Historicamente correcta,
essa sim, a vinda da ossada para a Batalha, como seria de esperar. Prossigamos,
porém, lembrando que o cronista oficial não foi o primeiro a passar a escrito
as desventuras do príncipe cativo, uma biografia sua nos fora já legada
por frei João Álvares (1406?-1490?) que, em Fez, acompanhou
o Infante durante onze anos; libertado em 1448,
voltou em 1450 ao norte de África e
conseguiu trazer as vísceras do infante Fernando, que, com algumas
cumplicidades, havia escondido, seguindo-as, já como inestimáveis relíquias,
até ao Mosteiro da Batalha.

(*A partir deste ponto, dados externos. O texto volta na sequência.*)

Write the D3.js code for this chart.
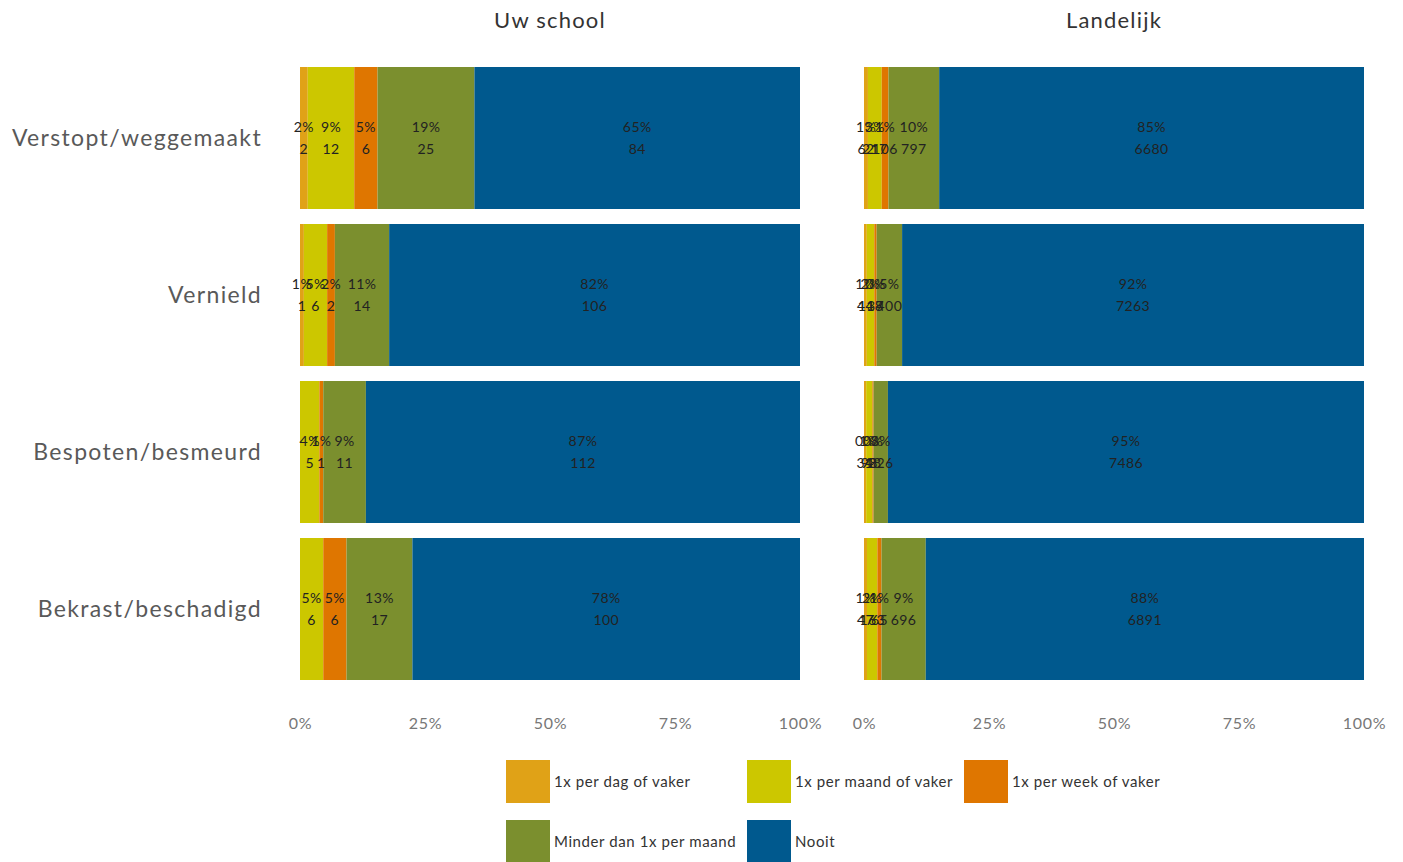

Do seu Trautado
da Vida e Feitos do Muito Vertuoso Senhor Ifante Dom Fernando conserva-se
um manuscrito na Biblioteca Nacional de Madrid que, editado em 1911 por Mendes dos Remédios,
tem desde 1960 uma mais correcta
versão. De uma edição de 1527,
diferentemente intitulada, corregida e emendada
por Ierónimo Lopez escudeiro
fidalgo da Caza delRey Nosso Senhor apenas nos resta a informação de Barbosa
Machado, mas de uma outra, de 1577,
reuista e reformada ora de nouo pelo
padre frey Hieronymo de Ramos, encontramos exemplares em quatro
bibliotecas, entre as quais a Nacional de Lisboa e fácil nos é consultá-la no
mesmo volume que integra a mais actual edição do manuscrito.
Sem sabermos ao certo
que emendas devemos atribuir a Jerónimo Ramos, uma vez que desconhecemos
o texto de 1527, do cotejo entre o manuscrito
editado e a obra de 1577, fica-nos a
convicção de que poucas alterações foram feitas, embora uma delas nos vá
merecer relativa detença. Trata-se claramente de obra sob encomenda, com
matizes por demais evidentes de narrativa hagiográfica tardo-medieval,
aparecendo-nos a figura do protagonista qual Cristo virtuoso e sofredor, nas
atitudes, nos tormentos, na dádiva de si.
Depois dum capítulo
introdutório que com o autor tem a ver, diz-se-nos do miraculoso nascimento do Iffante Dom Fernando, e
inventariam-se, com cuidada mas sóbria concretização, as suas virtudes:
- a religiosidade,
- a humildade,
- a caridade com o próximo,
- a honestidade,
- a castidade e algumas outras, tanto teologais como morais.
Com alguma brevidade são
relatados os factos que levaram ao cativeiro, sem lugar para demonstrações de
alguma ambição por parte de Fernando, e será neste que frei João
Álvares e o editor de 1577 propositadamente
se demorarão. Os vexames entre Tânger e Arzila, a crueldade no trajecto entre
Arzila e Fez, a vida na masmorra, os ferros, a solidão final,
os trabalhos em estrebarias e ruas serão impressivamente
desdobrados, a par das traições dos mouros aqueles
menistros de Satanas e dos avanços e recuos nas sempre goradas diligências
para o resgate. Milagres também os há e não são para desprezar. Acompanhando frei
Jerónimo Ramos (já que ao manuscrito
faltam alguns fólios), sabemos de estranhas claridades, da conversão de um
renegado, de curas, enquanto o corpo se encontrava exposto nos muros de Fez;
sabemos de uma Beatriz Álvares que confirmou uma espécie de multiplicação
dos pães (de trigo), em época de carência, e de mais curas, quando
as vísceras já tinham sido trazidas para Portugal». In Maria Idalina Rodrigues, Do Muito Vertuoso Senhor Ifante Dom Fernando a El Príncipe Constante, Via Spiritus 10, 2003.